Reproduce nothing but the lines from the start of the material through the line that includes "['#FF0000', '#CCFF00', '#00FF66', '#0066FF', '#CC00FF'];", both ends included, and omit every picture.

>>

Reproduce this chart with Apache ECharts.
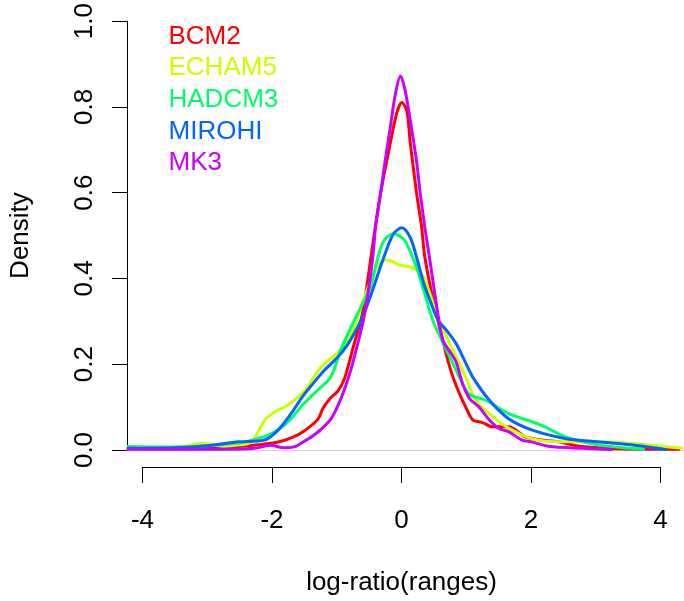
<!DOCTYPE html>
<html>
<head>
<meta charset="utf-8">
<script src="https://cdn.jsdelivr.net/npm/echarts@6/dist/echarts.min.js"></script>
<style>
html,body{margin:0;padding:0;background:#fff;}
#chart{width:684px;height:601px;}
</style>
</head>
<body>
<div id="chart"></div>
<script>
// ---- data (x = log-ratio, y = density) ----
const seriesNames = ['BCM2', 'ECHAM5', 'HADCM3', 'MIROHI', 'MK3'];
const seriesColors = ['#FF0000', '#CCFF00', '#00FF66', '#0066FF', '#CC00FF'];

const bcm2 = [[-4.35,0.003],[-3.5,0.003],[-3.0,0.004],[-2.6,0.008],[-2.3,0.012],[-2.0,0.018],[-1.75,0.03],[-1.57,0.045],[-1.36,0.072],[-1.28,0.098],[-1.16,0.122],[-1.05,0.137],[-0.95,0.165],[-0.88,0.2],[-0.8,0.245],[-0.67,0.315],[-0.56,0.42],[-0.47,0.515],[-0.38,0.6],[-0.25,0.7],[-0.13,0.785],[-0.05,0.81],[0.03,0.79],[0.08,0.72],[0.18,0.6],[0.26,0.52],[0.31,0.45],[0.44,0.35],[0.59,0.256],[0.67,0.209],[0.75,0.17],[0.85,0.132],[0.95,0.1],[1.06,0.07],[1.21,0.064],[1.37,0.054],[1.62,0.054],[1.88,0.031],[2.1,0.024],[2.4,0.019],[2.76,0.008],[3.3,0.003],[3.8,0.002],[4.3,0.002]];

const echam5 = [[-4.35,0.003],[-3.8,0.004],[-3.47,0.008],[-3.16,0.016],[-2.85,0.009],[-2.6,0.012],[-2.45,0.015],[-2.37,0.023],[-2.19,0.07],[-2.03,0.089],[-1.83,0.105],[-1.57,0.138],[-1.31,0.194],[-1.0,0.235],[-0.8,0.285],[-0.65,0.35],[-0.55,0.39],[-0.44,0.425],[-0.3,0.443],[-0.2,0.44],[-0.1,0.432],[0.1,0.426],[0.18,0.42],[0.29,0.403],[0.39,0.364],[0.49,0.32],[0.7,0.248],[0.95,0.17],[1.11,0.116],[1.47,0.066],[1.83,0.035],[2.09,0.023],[2.5,0.019],[3.01,0.019],[3.53,0.016],[4.04,0.008],[4.35,0.004]];

const hadcm3 = [[-4.35,0.008],[-3.8,0.007],[-3.3,0.008],[-2.85,0.013],[-2.5,0.019],[-2.2,0.031],[-1.98,0.047],[-1.8,0.07],[-1.67,0.093],[-1.57,0.11],[-1.36,0.14],[-1.16,0.17],[-1.0,0.235],[-0.8,0.3],[-0.7,0.33],[-0.54,0.38],[-0.44,0.44],[-0.33,0.488],[-0.18,0.504],[-0.05,0.495],[0.03,0.48],[0.18,0.426],[0.31,0.364],[0.44,0.3],[0.65,0.233],[0.85,0.17],[1.0,0.13],[1.26,0.116],[1.62,0.085],[1.98,0.066],[2.19,0.054],[2.5,0.031],[3.01,0.012],[3.53,0.004],[3.75,0.002]];

const mirohi = [[-4.35,0.004],[-3.6,0.005],[-3.1,0.01],[-2.6,0.019],[-2.2,0.023],[-1.98,0.047],[-1.77,0.087],[-1.6,0.125],[-1.41,0.16],[-1.26,0.186],[-1.05,0.217],[-0.9,0.245],[-0.74,0.287],[-0.64,0.318],[-0.49,0.38],[-0.33,0.45],[-0.18,0.504],[-0.05,0.518],[0.08,0.496],[0.18,0.45],[0.29,0.39],[0.39,0.349],[0.52,0.302],[0.65,0.279],[0.8,0.248],[0.93,0.209],[1.06,0.17],[1.32,0.116],[1.62,0.073],[1.98,0.047],[2.5,0.027],[3.01,0.019],[3.53,0.012],[4.04,0.002],[4.1,0.001]];

const mk3 = [[-4.35,0.002],[-3.5,0.002],[-2.8,0.002],[-2.35,0.004],[-2.1,0.011],[-1.9,0.005],[-1.72,0.008],[-1.6,0.018],[-1.46,0.031],[-1.3,0.05],[-1.16,0.072],[-1.05,0.103],[-0.95,0.14],[-0.85,0.185],[-0.77,0.23],[-0.64,0.31],[-0.51,0.44],[-0.46,0.52],[-0.38,0.6],[-0.31,0.674],[-0.23,0.752],[-0.15,0.83],[-0.07,0.872],[0.0,0.84],[0.1,0.752],[0.18,0.674],[0.24,0.597],[0.31,0.519],[0.39,0.442],[0.49,0.341],[0.59,0.256],[0.7,0.23],[0.8,0.205],[0.9,0.155],[1.01,0.12],[1.16,0.1],[1.32,0.07],[1.47,0.05],[1.62,0.043],[1.83,0.023],[1.98,0.019],[2.24,0.009],[2.76,0.004],[3.25,0.001]];

const seriesData = [bcm2, echam5, hadcm3, mirohi, mk3];
const xTicks = [-4, -2, 0, 2, 4];
const yTicks = [0, 0.2, 0.4, 0.6, 0.8, 1.0];

const FONT = 'Liberation Sans, Arial, sans-serif';
const FS = 26;

const chart = echarts.init(document.getElementById('chart'), null, {renderer: 'canvas'});

const lineSeries = seriesNames.map((n, i) => ({
  name: n,
  type: 'line',
  xAxisIndex: 0,
  yAxisIndex: 0,
  data: seriesData[i],
  showSymbol: false,
  smooth: 0.3,
  color: seriesColors[i],
  lineStyle: {width: 3, color: seriesColors[i]},
  animation: false,
  z: 3 + i,
  markLine: i === 0 ? {
    silent: true,
    symbol: 'none',
    label: {show: false},
    lineStyle: {color: '#d0d0d0', width: 1, type: 'solid'},
    data: [{yAxis: 0}],
    z: 1
  } : undefined
}));

chart.setOption({
  animation: false,
  backgroundColor: '#fff',
  textStyle: {fontFamily: FONT},
  legend: {
    orient: 'vertical',
    left: 163.5,
    top: 23.5,
    padding: 0,
    itemGap: 5.7,
    itemWidth: 0,
    itemHeight: 26,
    icon: 'none',
    selectedMode: false,
    textStyle: {fontSize: FS, fontFamily: FONT},
    data: seriesNames.map((n, i) => ({name: n, textStyle: {color: seriesColors[i]}}))
  },
  grid: [
    {left: 120, right: 0, top: 20, height: 430, containLabel: false},
    {left: 142.5, width: 518, top: 466, height: 1, containLabel: false}
  ],
  xAxis: [
    {type: 'value', gridIndex: 0, min: -4.347, max: 4.363, show: false},
    {
      type: 'value', gridIndex: 1, min: xTicks[0], max: xTicks[xTicks.length - 1], interval: 2,
      position: 'bottom',
      axisLine: {show: true, onZero: false, lineStyle: {color: '#000', width: 1}},
      axisTick: {show: true, length: 16, lineStyle: {color: '#000', width: 1}},
      splitLine: {show: false},
      axisLabel: {fontSize: FS, color: '#000', margin: 40.5, fontFamily: FONT},
      name: 'log-ratio(ranges)',
      nameLocation: 'middle',
      nameGap: 103,
      nameTextStyle: {fontSize: FS, color: '#000', fontFamily: FONT}
    }
  ],
  yAxis: [
    {
      type: 'value', gridIndex: 0, min: yTicks[0], max: yTicks[yTicks.length - 1], interval: 0.2,
      position: 'left',
      axisLine: {show: true, onZero: false, lineStyle: {color: '#000', width: 1}},
      axisTick: {show: true, length: 15, lineStyle: {color: '#000', width: 1}},
      splitLine: {show: false},
      axisLabel: {fontSize: FS, color: '#000', rotate: 90, margin: 29.5, fontFamily: FONT,
        formatter: v => v.toFixed(1)},
      name: 'Density',
      nameLocation: 'middle',
      nameGap: 93,
      nameTextStyle: {fontSize: FS, color: '#000', fontFamily: FONT}
    },
    {type: 'value', gridIndex: 1, min: 0, max: 1, show: false}
  ],
  series: lineSeries.concat([{type: 'line', xAxisIndex: 1, yAxisIndex: 1, data: [], silent: true}])
});
</script>
</body>
</html>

<<

#### [Output of the task]
Reproduce this chart with Apache ECharts.
<!DOCTYPE html>
<html>
<head>
<meta charset="utf-8">
<script src="https://cdn.jsdelivr.net/npm/echarts@6/dist/echarts.min.js"></script>
<style>
html,body{margin:0;padding:0;background:#fff;}
#chart{width:684px;height:601px;}
</style>
</head>
<body>
<div id="chart"></div>
<script>
// ---- data (x = log-ratio, y = density) ----
const seriesNames = ['BCM2', 'ECHAM5', 'HADCM3', 'MIROHI', 'MK3'];
const seriesColors = ['#FF0000', '#CCFF00', '#00FF66', '#0066FF', '#CC00FF'];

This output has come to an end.